Once your teen turns 18 and establishes 6-12 months of claims-free driving history, pricing a separate policy becomes viable if they attend college out of state or move out of your household. Both State Farm and Allstate offer distant student discounts of 10-30% when a teen attends school more than 100 miles from home and does not take a vehicle, but this discount applies to your household policy, not a separate policy in the teen's name.
Which Carrier Structurally Favors Your Household in New York
State Farm produces lower total cost for New York households with one vehicle or households where the teen will drive the newest or most expensive car, because vehicle assignment doesn't matter when there's no cheaper option to assign them to. State Farm's 25% good student discount and 30% telematics ceiling also favor households with academically strong teens willing to accept telematics monitoring for 6-month intervals. If you already carry State Farm homeowners or renters insurance, the bundling discount applies immediately without requiring a home policy transfer.
Allstate structurally favors multi-vehicle households where parents can credibly assign the teen to an older paid-off vehicle with lower collision and comprehensive replacement cost, because the vehicle assignment model isolates the teen surcharge to that single car's premium rather than rating against the household's most expensive vehicle. Allstate's 25% home bundling discount exceeds State Farm's 10-15% multi-line savings, so households moving both home and auto to Allstate see larger total premium reduction even if the auto-only price sits higher.
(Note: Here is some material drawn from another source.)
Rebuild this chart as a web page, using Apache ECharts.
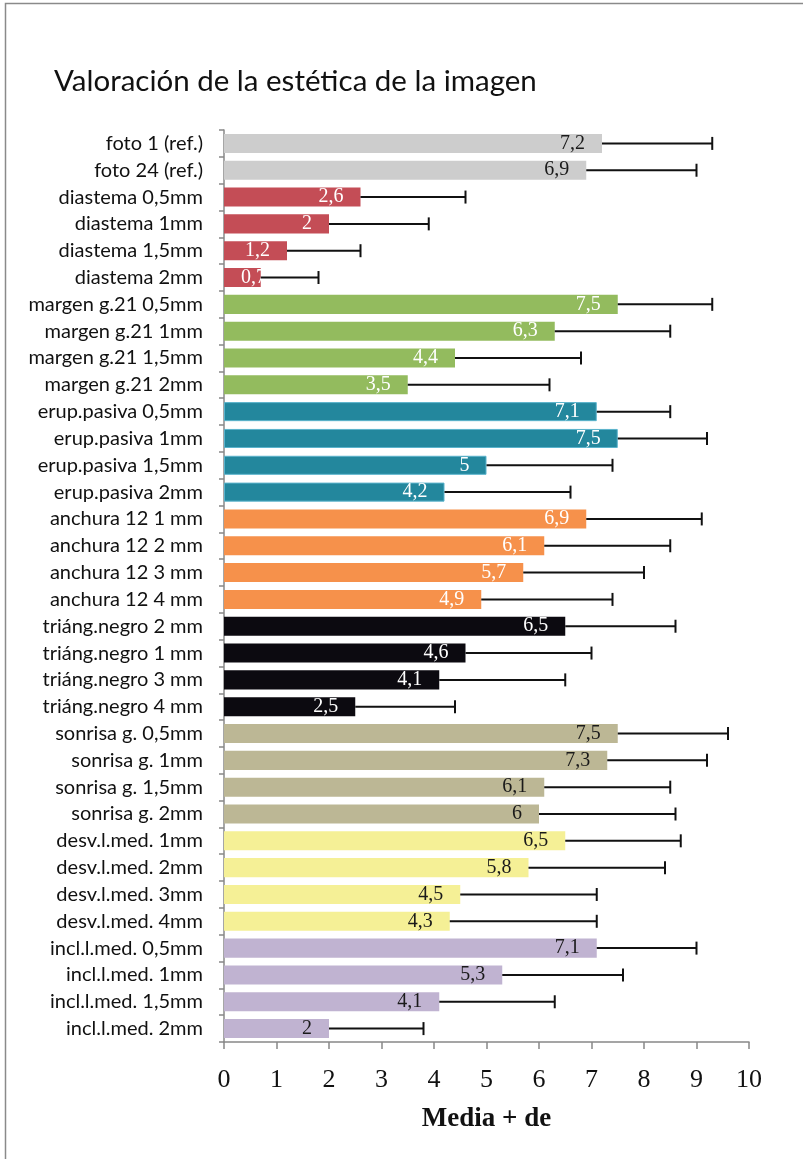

Both carriers deliver similar total cost after discount stacking for households that maximize good student, driver training, telematics, multi-car, and bundling savings. The decision point is structural: does your household have multiple vehicles with a clear older/cheaper option for teen assignment, and are you willing to move homeowners coverage to access Allstate's bundling advantage? If yes to both, Allstate typically wins by $400-$800 annually. If no to either, State Farm's simpler household rating and larger good student discount usually produce equal or lower total cost.